What can be said with confidence is that the diplomatic dead end reinforced a familiar pattern. Traders had priced in at least a sliver of optimism that indirect talks might reduce the chance of a confrontation near the Strait. When that possibility evaporated, the risk calculus shifted. OPEC+ production decisions, which have kept output relatively restrained through the first half of 2026, U.S. shale output trends, and Chinese demand signals are all running in the background. The Iran factor layered fresh uncertainty onto an already complicated picture.
U.S. sanctions on Iranian oil exports remain firmly in place, limiting Tehran’s ability to sell crude openly on global markets. Any sign that diplomacy might eventually lead to sanctions relief tends to push prices lower on expectations of additional supply. A diplomatic dead end like the one in Islamabad reinforces the assumption that Iranian barrels will stay constrained, tightening the global balance at a moment when spare capacity across OPEC+ is already limited.
What the Islamabad collapse means going forward
The most reliable takeaways from this episode are narrow. No Iran-U.S. meeting occurred in Islamabad. Both sides now publicly distance themselves from the idea. Iranian officials are promoting a separate conversation about shipping security in the Strait of Hormuz, but that conversation has no formal structure yet.
What remains unclear is how close the parties actually came to sitting down, or whether the maritime proposal will evolve into something actionable. Mid-level officials may have explored the idea and floated it to test reactions, only for leaders on both sides to back away once domestic or regional constraints became clearer. Or the rumors of talks may have simply outrun the quiet, preliminary contacts that routinely occur in diplomacy.
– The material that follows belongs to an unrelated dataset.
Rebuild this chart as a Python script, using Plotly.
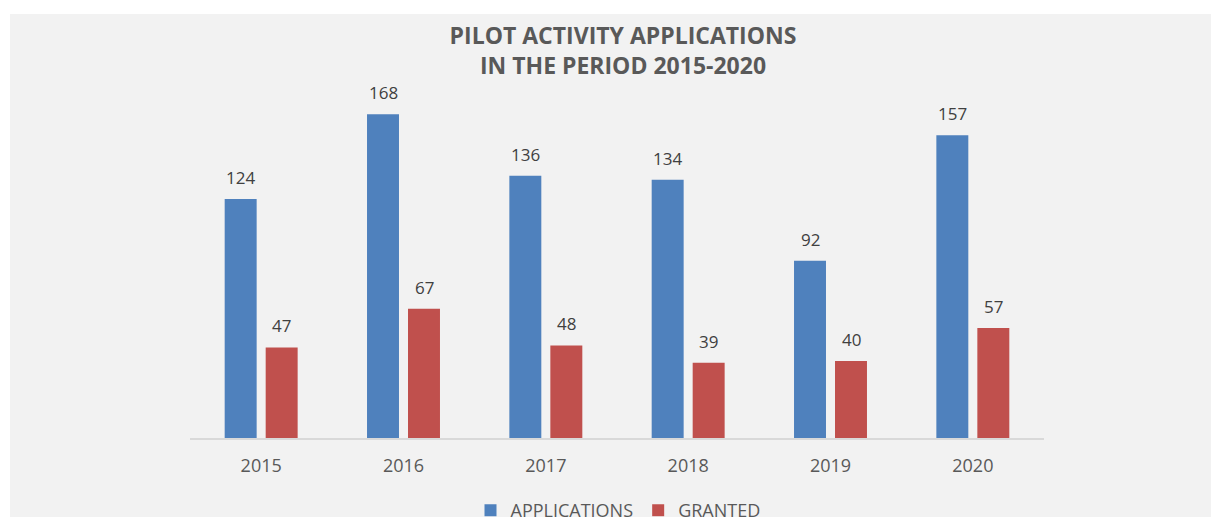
import plotly.graph_objects as go

years = ["2015", "2016", "2017", "2018", "2019", "2020"]
applications = [124, 168, 136, 134, 92, 157]
granted = [47, 67, 48, 39, 40, 57]
series_names = ["APPLICATIONS", "GRANTED"]
title_lines = ["PILOT ACTIVITY APPLICATIONS", "IN THE PERIOD 2015-2020"]

BLUE = "#4f81bd"
RED = "#c0504d"
FONT = "Open Sans"

W, H = 1211, 517
ML, MR, MT, MB = 190, 167, 91, 79
PW, PH = W - ML - MR, H - MT - MB
BASE = H - MB  # y pixel of the axis line

fig = go.Figure()
fig.add_trace(go.Bar(x=years, y=applications, name=series_names[0],
                     marker=dict(color=BLUE, line=dict(width=0))))
fig.add_trace(go.Bar(x=years, y=granted, name=series_names[1],
                     marker=dict(color=RED, line=dict(width=0))))

annotations = []
for vals, shift in ((applications, -20.5), (granted, 20.5)):
    for i, v in enumerate(vals):
        annotations.append(dict(x=i, y=v, xref="x", yref="y", text=str(v),
                                showarrow=False, xshift=shift, yshift=8,
                                yanchor="bottom",
                                font=dict(family=FONT, size=17, color="#404040")))

fig.update_layout(
    width=W, height=H,
    margin=dict(l=ML, r=MR, t=MT, b=MB, pad=0, autoexpand=False),
    paper_bgcolor="white",
    plot_bgcolor="rgba(0,0,0,0)",
    barmode="group", bargap=0.424, bargroupgap=0.22,
    title=dict(text="<b>" + "<br>".join(title_lines) + "</b>",
               x=623 / W, xanchor="center", y=1 - 44 / H, yanchor="top",
               font=dict(family=FONT, size=23, color="#595959")),
    showlegend=True,
    legend=dict(orientation="h", x=(618 - ML) / PW, xanchor="center",
                y=(BASE - 492) / PH, yanchor="top",
                font=dict(family=FONT, size=18, color="#595959"),
                bgcolor="rgba(0,0,0,0)", itemwidth=30),
    xaxis=dict(type="category", range=[-0.5, len(years) - 0.5],
               showline=True, linecolor="#d9d9d9", linewidth=2,
               showgrid=False, ticks="outside", ticklen=10,
               tickcolor="rgba(0,0,0,0)",
               tickfont=dict(family=FONT, size=18, color="#595959")),
    yaxis=dict(range=[0, 180], visible=False, showgrid=False, zeroline=False),
    annotations=annotations,
    shapes=[dict(type="rect", xref="paper", yref="paper", layer="below",
                 x0=(10 - ML) / PW, x1=(W + 10 - ML) / PW,
                 y0=(BASE - H - 20) / PH, y1=(BASE - 14) / PH,
                 fillcolor="#f2f2f2", line=dict(width=0))],
)

fig.write_html(
    "out.html",
    config={"displayModeBar": False},
    post_script="document.body.style.margin='0';document.body.style.overflow='hidden';",
)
For oil markets, the practical effect is a slightly elevated risk premium and a pointed reminder that the Iran-U.S. standoff remains one of the most potent wildcards in global energy. Traders, refiners, and policymakers are all watching for the same thing: any sign, whether a formal announcement, a leaked agenda, or even a confirmed handshake on the sidelines of a multilateral summit, that the two sides are willing to try again. Until that materializes, crude prices will carry the weight of the uncertainty.